Va detto, però, che negli ultimi anni è cambiato il rapporto degli uomini e delle donne con la cucina: da quando lo si fa con cura (più raramente) e lo si fa per piacere, entrambi i generi cercano di accedere a questo piacere. Il problema è diventato quello del cibo quotidiano: chi lo prepara? E come riuscire a farlo con i tempi dannatamente contratti ? E dopo chi rigoverna?
La donna da domestica a imprenditrice, da chef a food blogger. Avendo studiato l’evoluzione della donna in cucina, cosa prevede per il futuro?
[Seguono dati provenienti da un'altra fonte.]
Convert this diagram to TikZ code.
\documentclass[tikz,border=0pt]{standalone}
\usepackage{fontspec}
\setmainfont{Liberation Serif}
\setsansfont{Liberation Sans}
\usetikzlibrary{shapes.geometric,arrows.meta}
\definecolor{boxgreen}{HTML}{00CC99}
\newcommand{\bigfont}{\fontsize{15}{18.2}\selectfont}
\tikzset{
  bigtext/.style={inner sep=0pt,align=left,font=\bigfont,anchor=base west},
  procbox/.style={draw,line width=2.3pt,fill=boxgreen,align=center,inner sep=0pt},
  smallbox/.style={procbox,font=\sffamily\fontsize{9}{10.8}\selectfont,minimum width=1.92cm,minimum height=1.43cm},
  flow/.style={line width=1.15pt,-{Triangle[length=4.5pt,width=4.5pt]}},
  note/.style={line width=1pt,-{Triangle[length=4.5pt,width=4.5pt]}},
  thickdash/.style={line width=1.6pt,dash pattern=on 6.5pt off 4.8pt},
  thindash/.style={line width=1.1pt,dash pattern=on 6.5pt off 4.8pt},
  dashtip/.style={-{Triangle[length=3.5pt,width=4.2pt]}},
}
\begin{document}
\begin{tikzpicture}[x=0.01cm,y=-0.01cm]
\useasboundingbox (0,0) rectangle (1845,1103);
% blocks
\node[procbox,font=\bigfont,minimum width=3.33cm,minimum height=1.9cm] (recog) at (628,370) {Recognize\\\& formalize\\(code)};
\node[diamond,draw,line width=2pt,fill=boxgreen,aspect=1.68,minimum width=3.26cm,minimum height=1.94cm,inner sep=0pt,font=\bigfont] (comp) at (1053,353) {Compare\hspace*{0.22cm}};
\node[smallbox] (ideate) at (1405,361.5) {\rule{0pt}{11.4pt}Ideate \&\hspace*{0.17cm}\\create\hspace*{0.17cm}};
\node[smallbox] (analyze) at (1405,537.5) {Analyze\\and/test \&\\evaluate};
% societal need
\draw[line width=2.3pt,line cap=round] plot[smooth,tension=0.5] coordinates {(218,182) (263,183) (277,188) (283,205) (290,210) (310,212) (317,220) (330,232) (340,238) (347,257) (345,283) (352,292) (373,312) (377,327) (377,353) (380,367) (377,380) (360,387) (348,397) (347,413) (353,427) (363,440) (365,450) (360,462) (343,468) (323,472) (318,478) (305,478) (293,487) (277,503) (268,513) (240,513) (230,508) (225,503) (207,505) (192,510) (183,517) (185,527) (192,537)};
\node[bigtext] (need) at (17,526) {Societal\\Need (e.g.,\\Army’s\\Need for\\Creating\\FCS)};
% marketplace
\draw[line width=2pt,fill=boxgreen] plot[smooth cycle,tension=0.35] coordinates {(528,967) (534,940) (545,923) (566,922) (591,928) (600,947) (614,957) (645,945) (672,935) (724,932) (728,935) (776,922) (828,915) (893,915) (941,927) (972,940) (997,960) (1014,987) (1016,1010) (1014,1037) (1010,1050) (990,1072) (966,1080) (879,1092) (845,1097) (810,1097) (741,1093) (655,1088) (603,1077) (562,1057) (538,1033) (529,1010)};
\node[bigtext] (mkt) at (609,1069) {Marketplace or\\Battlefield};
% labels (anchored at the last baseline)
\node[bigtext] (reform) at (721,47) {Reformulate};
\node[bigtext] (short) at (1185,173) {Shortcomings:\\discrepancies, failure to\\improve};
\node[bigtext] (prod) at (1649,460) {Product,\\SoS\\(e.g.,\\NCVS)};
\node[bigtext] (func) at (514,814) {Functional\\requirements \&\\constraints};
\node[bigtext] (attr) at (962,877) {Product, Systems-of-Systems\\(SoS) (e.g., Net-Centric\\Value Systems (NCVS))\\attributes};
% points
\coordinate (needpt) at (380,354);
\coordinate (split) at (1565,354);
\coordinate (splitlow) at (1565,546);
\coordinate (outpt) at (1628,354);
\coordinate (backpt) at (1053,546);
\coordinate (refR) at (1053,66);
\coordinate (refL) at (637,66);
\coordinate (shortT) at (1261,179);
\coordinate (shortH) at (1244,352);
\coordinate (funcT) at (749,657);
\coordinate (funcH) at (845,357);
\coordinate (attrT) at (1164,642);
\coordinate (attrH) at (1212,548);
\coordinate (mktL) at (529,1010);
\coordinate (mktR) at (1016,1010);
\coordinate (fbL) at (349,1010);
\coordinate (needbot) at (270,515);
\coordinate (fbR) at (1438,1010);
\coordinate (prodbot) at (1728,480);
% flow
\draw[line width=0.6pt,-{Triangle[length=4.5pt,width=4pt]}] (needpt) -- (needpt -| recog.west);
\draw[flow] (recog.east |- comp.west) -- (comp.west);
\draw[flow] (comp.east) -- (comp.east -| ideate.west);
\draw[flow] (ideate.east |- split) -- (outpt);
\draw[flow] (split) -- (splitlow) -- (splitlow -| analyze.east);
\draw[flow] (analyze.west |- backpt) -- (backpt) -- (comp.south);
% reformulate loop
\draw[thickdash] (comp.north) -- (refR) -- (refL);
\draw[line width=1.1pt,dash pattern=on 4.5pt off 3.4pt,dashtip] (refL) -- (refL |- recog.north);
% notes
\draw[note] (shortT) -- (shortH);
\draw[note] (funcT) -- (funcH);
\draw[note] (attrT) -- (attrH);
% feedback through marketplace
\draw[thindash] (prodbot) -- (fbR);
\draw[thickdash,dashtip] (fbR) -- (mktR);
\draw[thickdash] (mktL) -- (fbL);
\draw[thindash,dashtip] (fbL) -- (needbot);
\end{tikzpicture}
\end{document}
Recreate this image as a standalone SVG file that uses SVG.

Non so bene cosa accadrà in futuro; posso però augurarmi che si parli meno e meno ossessivamente di cibo e ci si prenda il tempo, o ci sia concesso di avere il tempo, per avvicinarci al cibo anche quotidiano e – vorrei dire – soprattutto in maniera meno costruita e ossessiva come si fa oggi. Auguro alle donne di domani di trovare alimenti che abbiamo sapore e che non necessitino di sofisticate e lunghe preparazioni: penso a un prosciutto profumato e non salato, a un pane fragrante. Non importa disporre nelle nostre librerie di metri lineari di libri di ricette: basterebbe riuscire a procurarsi fragole gustose, asparagi di campo. So che non è poco e che non è facile ma so anche che se ne ricaverebbe gran piacere.